● SOURCE EXCERPT
###

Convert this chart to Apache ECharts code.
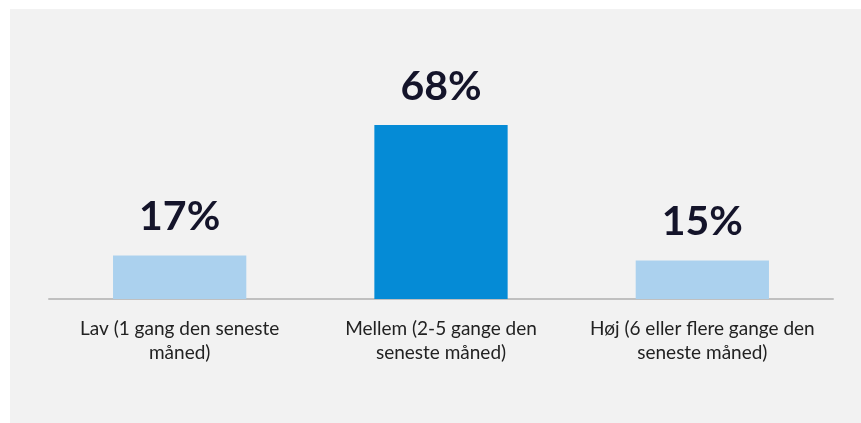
<!DOCTYPE html>
<html>
<head>
<meta charset="utf-8">
<script src="https://cdn.jsdelivr.net/npm/echarts@6/dist/echarts.min.js"></script>
<style>
  html, body { margin: 0; padding: 0; background: #ffffff; }
  #chart { width: 861px; height: 423px; }
</style>
</head>
<body>
<div id="chart"></div>
<script>
// data
const categories = [
  'Lav (1 gang den seneste\nmåned)',
  'Mellem (2-5 gange den\nseneste måned)',
  'Høj (6 eller flere gange den\nseneste måned)'
];
const shares = [17, 68, 15];
const barColors = ['#abd1ee', '#058bd6', '#abd1ee'];

const chart = echarts.init(document.getElementById('chart'));

const option = {
  backgroundColor: '#ffffff',
  animation: false,
  graphic: [
    {
      type: 'rect',
      z: -10,
      shape: { x: 10, y: 9, width: 851, height: 414 },
      style: { fill: '#f2f2f2' },
    },
  ],
  grid: {
    left: 49,
    right: 28,
    top: 43,
    bottom: 124,
  },
  xAxis: {
    type: 'category',
    data: categories,
    axisLine: { lineStyle: { color: '#c0c0c0', width: 2 } },
    axisTick: { show: false },
    axisLabel: {
      interval: 0,
      color: '#222222',
      fontFamily: 'Lato',
      fontSize: 19,
      lineHeight: 24,
      margin: 18,
    },
  },
  yAxis: {
    type: 'value',
    min: 0,
    max: 100,
    show: false,
    splitLine: { show: false },
  },
  series: [
    {
      type: 'bar',
      barWidth: '51%',
      data: shares.map((v, i) => ({ value: v, itemStyle: { color: barColors[i] } })),
      label: {
        show: true,
        position: 'top',
        distance: 18,
        formatter: '{c}%',
        color: '#14142a',
        fontFamily: 'Lato',
        fontWeight: 'bold',
        fontSize: 41,
      },
    },
  ],
};

chart.setOption(option);
</script>
</body>
</html>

###

● EXERCISE GOAL
Using the data above, print every line exactly, omitting pictures.

● SOLUTION TO THE PROBLEM
Convert this chart to Apache ECharts code.
<!DOCTYPE html>
<html>
<head>
<meta charset="utf-8">
<script src="https://cdn.jsdelivr.net/npm/echarts@6/dist/echarts.min.js"></script>
<style>
  html, body { margin: 0; padding: 0; background: #ffffff; }
  #chart { width: 861px; height: 423px; }
</style>
</head>
<body>
<div id="chart"></div>
<script>
// data
const categories = [
  'Lav (1 gang den seneste\nmåned)',
  'Mellem (2-5 gange den\nseneste måned)',
  'Høj (6 eller flere gange den\nseneste måned)'
];
const shares = [17, 68, 15];
const barColors = ['#abd1ee', '#058bd6', '#abd1ee'];

const chart = echarts.init(document.getElementById('chart'));

const option = {
  backgroundColor: '#ffffff',
  animation: false,
  graphic: [
    {
      type: 'rect',
      z: -10,
      shape: { x: 10, y: 9, width: 851, height: 414 },
      style: { fill: '#f2f2f2' },
    },
  ],
  grid: {
    left: 49,
    right: 28,
    top: 43,
    bottom: 124,
  },
  xAxis: {
    type: 'category',
    data: categories,
    axisLine: { lineStyle: { color: '#c0c0c0', width: 2 } },
    axisTick: { show: false },
    axisLabel: {
      interval: 0,
      color: '#222222',
      fontFamily: 'Lato',
      fontSize: 19,
      lineHeight: 24,
      margin: 18,
    },
  },
  yAxis: {
    type: 'value',
    min: 0,
    max: 100,
    show: false,
    splitLine: { show: false },
  },
  series: [
    {
      type: 'bar',
      barWidth: '51%',
      data: shares.map((v, i) => ({ value: v, itemStyle: { color: barColors[i] } })),
      label: {
        show: true,
        position: 'top',
        distance: 18,
        formatter: '{c}%',
        color: '#14142a',
        fontFamily: 'Lato',
        fontWeight: 'bold',
        fontSize: 41,
      },
    },
  ],
};

chart.setOption(option);
</script>
</body>
</html>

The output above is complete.